山村 製造業では今、IoTを駆使したインダストリー4.0(第4次産業革命)が注目されています。日本は世界に知られるカンバン方式をはじめ、非常に高度な製造・生産管理技術を持ちながらも、ヒット商品を生み出すアイデアがなく、その技術を生かせない企業が少なくありません。

 その技術の活用例として、ソニーから独立したVAIO㈱のケースが挙げられます。ソニーのコンピュータ製品をはじめ、家庭用ロボット「AIBO」などを製造してきた会社ですが、2018年4月、popIn(ポップイン)が開発した「popIn Aladdin(ポップイン アラジン)」の製造を受託しました。ポップインは、中国検索エンジン最大手、百度の日本法人バイドゥが出資する東京大学発のベンチャー企業です。

 この製品は、壁に動画などを投影する機能を持つ照明で、プロジェクターとスピーカー、そしてAndroid OSを搭載しています。「寝室を家族みんなのコミュニケーションが深まる空間にする」というのが開発コンセプト。例えば、夜、寝室で「童話の朗読」「ひらがな表」「YouTube kids」などを映して子供に見せながら寝かしつけるといったことにも利用できます。

 ポップインは、優れた開発コンセプトとプロトタイプを作る能力はあっても、生産設備や高品質な製品を大量生産する技術は持っていません。そこでVAIO社が目に止まったというわけです。

 こうした魅力的なアイデアを持つベンチャーと、高度な製造技術を持つ日本の製造業との橋渡しとして、日本の銀行は存在意義を発揮できると考えられます。

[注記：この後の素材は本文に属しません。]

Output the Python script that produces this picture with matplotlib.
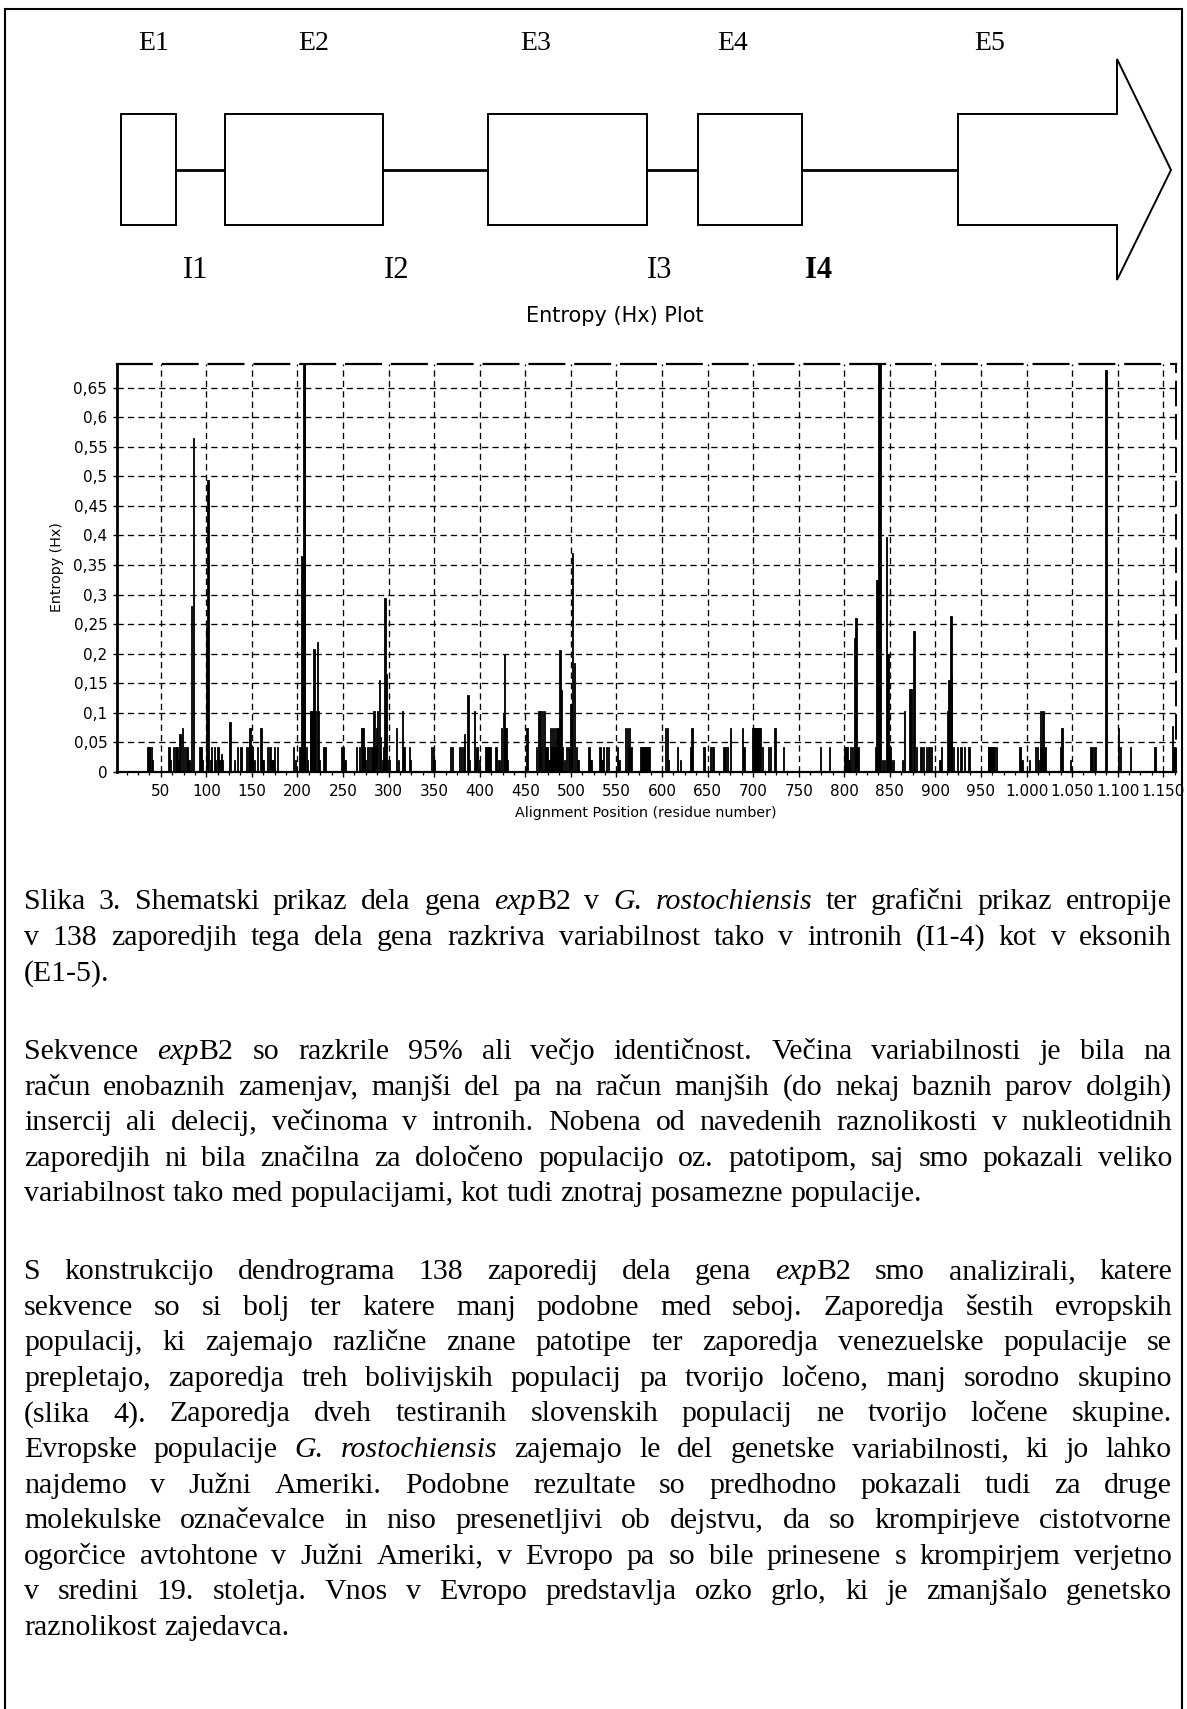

久池井 また、シャープは台湾の鴻海に買収されましたが、彼らが欲していたのはシャープの液晶を始めとした技術力でした。最終製品に隠れて見えなくなってしまうこのような「ヒドゥン・アセット(隠れた資産)」を実際に活用するには巨額の設備資金が必要になります。日本の製造業と深い関係を有する銀行は、資金を供給する役割を担うことができるはずです。

新薬も短期間で開発できるようになった

――3つめの製薬産業でもイノベーションが起きています。

久池井 はい。これまで新薬は、巨額の資金を投じて10年以上かけて開発してきましたが、コンピュータで高速シミュレーションが可能になり、以前に比べると非常に短期間で作れるようになっています。

 また、一つひとつの開発案件(パイプライン)の結果が出るまで待つのではなく、開発途中で生まれた特許や副産物的な薬剤の効用を、他の治療や別の新薬開発に利用することも可能となりました。ケガの功名的に生まれた副産物を柔軟に活用することで、トータルでの開発費を抑えることができます。

山村 例えば、米国メルク社が開発した薬「フィナステリド」は本来の用途とは異なる、男性型脱毛症の治療にも効果があることが明らかになり、発毛薬「プロペシア」が誕生しました。こうした副産物は、製薬企業のROA(総資本利益率)を高める効果があります。